*Given task*
Print the listing from its top line through the line containing "(0,0) rectangle (1568,594);", nothing more, and leave out the pictures.

start

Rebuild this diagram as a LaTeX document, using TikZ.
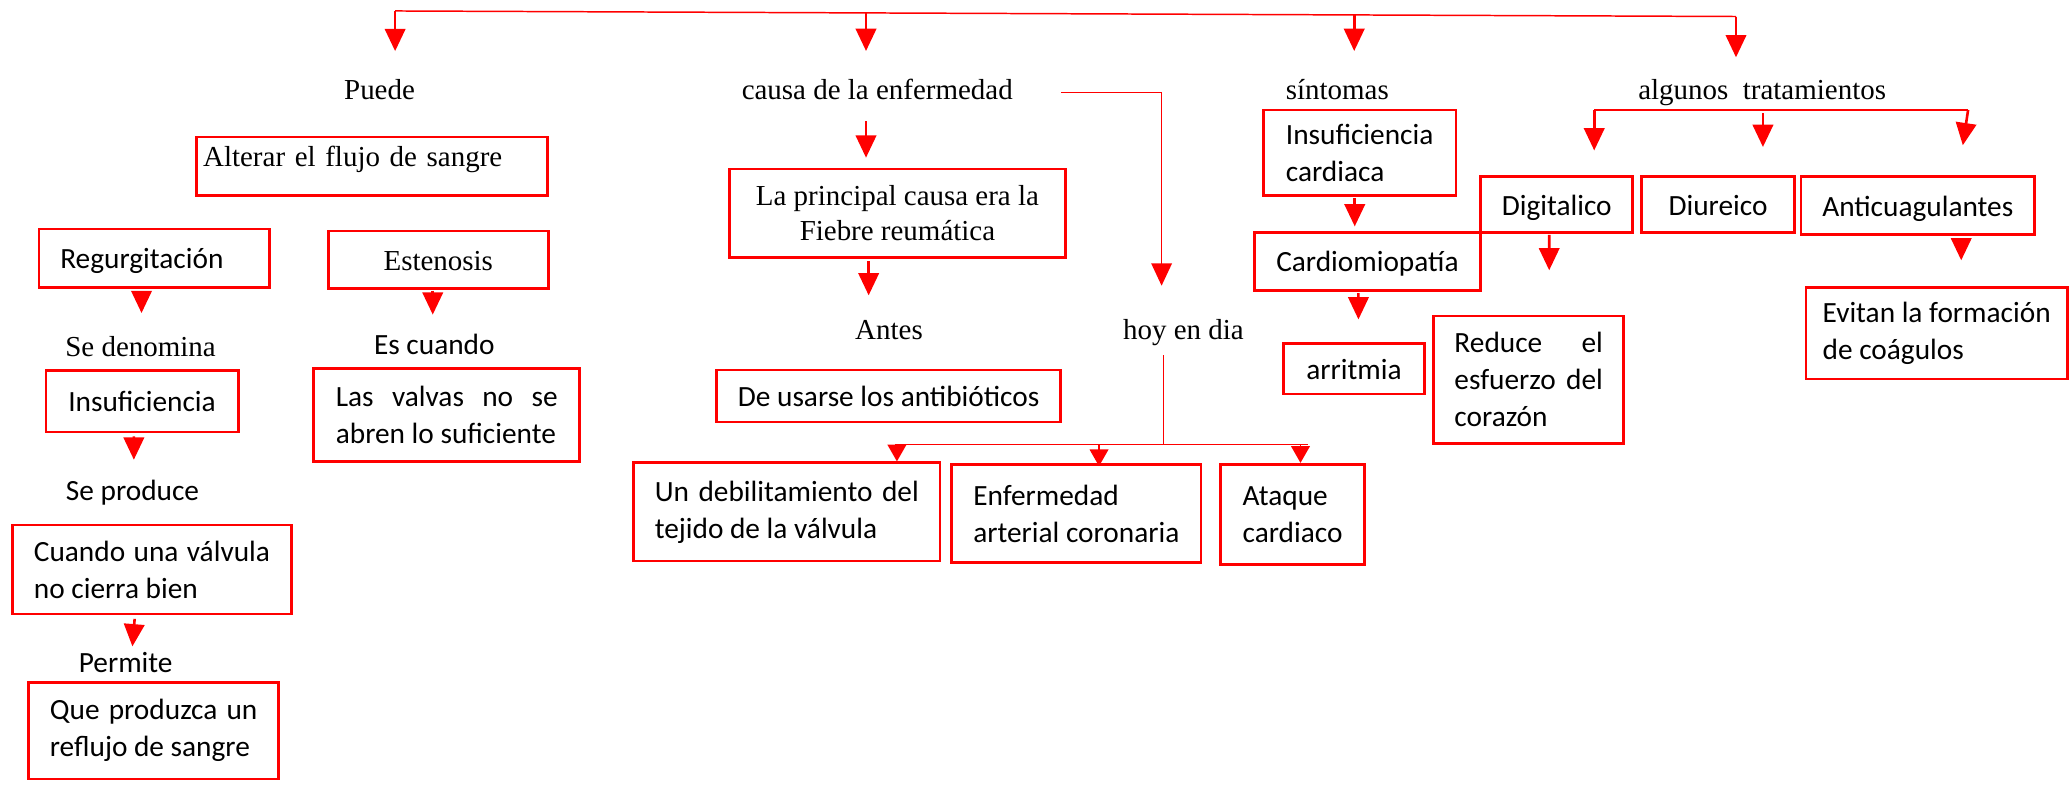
\documentclass[tikz,border=0pt]{standalone}
\usepackage{fontspec}
\setmainfont{Liberation Serif}
\newfontfamily\carlito{Carlito}
\usetikzlibrary{arrows.meta}
\tikzset{
box/.style={draw=red, line width=1.5pt, rectangle, inner sep=0pt}, % red frames
one/.style={text height=0.42cm, text depth=0.02cm}, % frames with one line of text
ser/.style={font=\rmfamily\fontsize{15.6pt}{18.5pt}\selectfont},
cal/.style={font=\carlito\fontsize{15.8pt}{19.9pt}\selectfont},
lbl/.style={inner sep=0pt, text height=0.4cm, text depth=0.1cm, anchor=base}, % loose words
arr/.style={red, line width=1.4pt, -{Triangle[length=12pt,width=11pt]}},
link/.style={red, line width=0.8pt},
}
\begin{document}
\begin{tikzpicture}[x=0.025cm, y=-0.025cm]
\path[use as bounding box, fill=white] (0,0) rectangle (1568,594);

% left branch
\node[lbl, ser] (puede) at (287.5,75) {Puede};
\node[box, ser, minimum width=6.64cm, minimum height=1.11cm, text width=6.4cm, align=left, text height=0.4cm, text depth=0.385cm] (alterar) at (281.9,126) {Alterar el flujo de sangre};
\node[box, cal, one, minimum width=4.36cm, minimum height=1.105cm, text width=3.55cm, align=left] (regurg) at (116.7,195.6) {Regurgitación};
\node[box, ser, one, minimum width=4.17cm, minimum height=1.085cm] (esten) at (332,196.7) {Estenosis};
\node[lbl, ser] (denom) at (106.5,269.7) {Se denomina};
\node[lbl, cal] (escuando) at (329,268.2) {Es cuando};
\node[box, cal, one, minimum width=3.64cm, minimum height=1.17cm] (insuf) at (107.6,303.8) {Insuficiencia};
\node[box, cal, minimum width=5.035cm, minimum height=1.75cm, text width=4.2cm, align=justify] (valvas) at (338.4,314.3) {Las valvas no se\linebreak abren lo suficiente};
\node[lbl, cal] (seprod) at (100.4,378.8) {Se produce};
\node[box, cal, minimum width=5.29cm, minimum height=1.685cm, text width=4.47cm, align=justify] (cuando) at (115.1,431.4) {Cuando una válvula\linebreak no cierra bien};
\node[lbl, cal] (permite) at (95.2,509.6) {Permite};
\node[box, cal, minimum width=4.73cm, minimum height=1.83cm, text width=3.93cm, align=justify] (que) at (116.4,553.5) {Que produzca un\linebreak reflujo de sangre};

% middle branch
\node[lbl, ser] (causa) at (664.5,75.3) {causa de la enfermedad};
\node[box, ser, minimum width=6.36cm, minimum height=1.675cm, align=center] (fiebre) at (679.8,161.5) {La principal causa era la\\ Fiebre reumática};
\node[lbl, ser] (antes) at (673.4,257.1) {Antes};
\node[lbl, ser] (hoy) at (896.4,257.1) {hoy en dia};
\node[box, cal, one, minimum width=6.52cm, minimum height=0.985cm] (antib) at (673.1,300) {De usarse los antibióticos};
\node[box, cal, minimum width=5.8cm, minimum height=1.86cm, text width=5cm, align=justify] (debil) at (596,387.8) {Un debilitamiento del\linebreak tejido de la válvula};
\node[box, cal, minimum width=4.72cm, minimum height=1.86cm, align=left] (enferm) at (815.3,389) {Enfermedad\\ arterial coronaria};
\node[box, cal, minimum width=2.715cm, minimum height=1.895cm, align=left] (ataque) at (979.1,389.6) {Ataque\\ cardiaco};

% right branch
\node[lbl, ser] (sint) at (1013,75.3) {síntomas};
\node[box, cal, minimum width=3.65cm, minimum height=1.62cm, align=left] (insufcard) at (1029.9,115.75) {Insuficiencia\\ cardiaca};
\node[box, cal, one, minimum width=4.29cm, minimum height=1.0925cm] (cardio) at (1035.8,197.9) {Cardiomiopatía};
\node[box, cal, one, minimum width=2.667cm, minimum height=0.9625cm] (arrit) at (1025.65,279.25) {arritmia};
\node[lbl, ser] (algun) at (1334.8,75.3) {algunos\ \ tratamientos};
\node[box, cal, one, minimum width=2.88cm, minimum height=1.055cm] (digital) at (1179.2,154.9) {Digitalico};
\node[box, cal, one, minimum width=2.9cm, minimum height=1.055cm] (diur) at (1301.4,154.9) {Diureico};
\node[box, cal, one, minimum width=4.425cm, minimum height=1.0925cm] (anti) at (1452.7,155.7) {Anticuagulantes};
\node[box, cal, minimum width=3.6cm, minimum height=2.4125cm, text width=2.81cm, align=justify] (reduce) at (1157.95,287.65) {Reduce el\linebreak esfuerzo del\linebreak corazón};
\node[box, cal, minimum width=4.95cm, minimum height=1.7325cm, align=left] (evitan) at (1467,252.4) {Evitan la formación\\ de coágulos};

% top line
\coordinate (top1) at (299.3,8.3);
\coordinate (top2) at (656,9.8);
\coordinate (top3) at (1025.8,11.3);
\coordinate (top4) at (1315,12.5);
\draw[link] (top1) -- (top4);
\draw[arr, shorten >=0.5cm] (top1) -- (top1 |- puede.north);
\draw[arr, shorten >=0.51cm] (top2) -- (top2 |- causa.north);
\draw[arr, shorten >=0.51cm] (top3) -- (top3 |- sint.north);
\draw[arr, shorten >=0.39cm] (top4) -- (top4 |- algun.north);

% left arrows
\draw[arr] ([shift={(-9.5,2)}]regurg.south) -- ([shift={(0.7,-16.3)}]denom.north);
\draw[arr] ([shift={(-4.2,0.6)}]esten.south) -- ([shift={(-1.2,-13.6)}]escuando.north);
\draw[arr] ([shift={(-6.2,2.3)}]insuf.south) -- ([shift={(1,-14.3)}]seprod.north);
\draw[arr] ([shift={(-13.1,2.6)}]cuando.south) -- ([shift={(5.1,-3.7)}]permite.north);

% middle arrows
\draw[arr] ([shift={(-8.5,12.4)}]causa.south) -- ([shift={(-23.8,-7.5)}]fiebre.north);
\draw[arr] ([shift={(-21.8,2)}]fiebre.south) -- ([shift={(-15.4,-17.1)}]antes.north);
\draw[arr, line width=0.9pt] ([shift={(36.3,0.7)}]causa.east) -| ([shift={(-16.5,-24.4)}]hoy.north);
\coordinate (hj) at (881.5,336.6);
\coordinate (hl) at (677.9,336.6);
\coordinate (hr) at (990.9,336.6);
\coordinate (h1) at (679.4,336.6);
\coordinate (h2) at (832.5,336.6);
\coordinate (h3) at (985.1,336.6);
\draw[link] ([shift={(-14.9,7.8)}]hoy.south) -- (hj);
\draw[link] (hl) -- (hr);
\draw[arr, line width=1pt, -{Triangle[length=9pt,width=10pt]}] (h1) -- (h1 |- debil.north);
\draw[arr, line width=1pt, -{Triangle[length=9pt,width=10pt]}, shorten >=-0.06cm] (h2) -- (h2 |- enferm.north);
\draw[arr, line width=1pt, -{Triangle[length=9pt,width=10pt]}] (h3) -- (h3 |- ataque.north);

% right arrows
\draw[arr] ([shift={(-3.7,0.8)}]insufcard.south) -- ([shift={(-9.6,-3.5)}]cardio.north);
\draw[arr] ([shift={(-6.8,1.3)}]cardio.south) -- ([shift={(3.35,-17)}]arrit.north);
\coordinate (g1) at (1207.6,83.3);
\coordinate (g2) at (1335.4,83.3);
\coordinate (g3) at (1490.8,83.3);
\draw[link] (g1) -- (g3);
\draw[arr, shorten >=0.47cm] (g1) -- (g1 |- digital.north);
\draw[arr, shorten <=0.065cm, shorten >=0.535cm] (g2) -- (g2 |- diur.north);
\draw[arr] (g3) -- ([shift={(34.1,-22.8)}]anti.north);
\draw[arr] ([shift={(-5.7,0.8)}]digital.south) -- ([shift={(15.55,-33.6)}]reduce.north);
\draw[arr] ([shift={(32.9,2.3)}]anti.south) -- ([shift={(18.6,-19.5)}]evitan.north);

\end{tikzpicture}
\end{document}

end

*Written reply*
Rebuild this diagram as a LaTeX document, using TikZ.
\documentclass[tikz,border=0pt]{standalone}
\usepackage{fontspec}
\setmainfont{Liberation Serif}
\newfontfamily\carlito{Carlito}
\usetikzlibrary{arrows.meta}
\tikzset{
box/.style={draw=red, line width=1.5pt, rectangle, inner sep=0pt}, % red frames
one/.style={text height=0.42cm, text depth=0.02cm}, % frames with one line of text
ser/.style={font=\rmfamily\fontsize{15.6pt}{18.5pt}\selectfont},
cal/.style={font=\carlito\fontsize{15.8pt}{19.9pt}\selectfont},
lbl/.style={inner sep=0pt, text height=0.4cm, text depth=0.1cm, anchor=base}, % loose words
arr/.style={red, line width=1.4pt, -{Triangle[length=12pt,width=11pt]}},
link/.style={red, line width=0.8pt},
}
\begin{document}
\begin{tikzpicture}[x=0.025cm, y=-0.025cm]
\path[use as bounding box, fill=white] (0,0) rectangle (1568,594);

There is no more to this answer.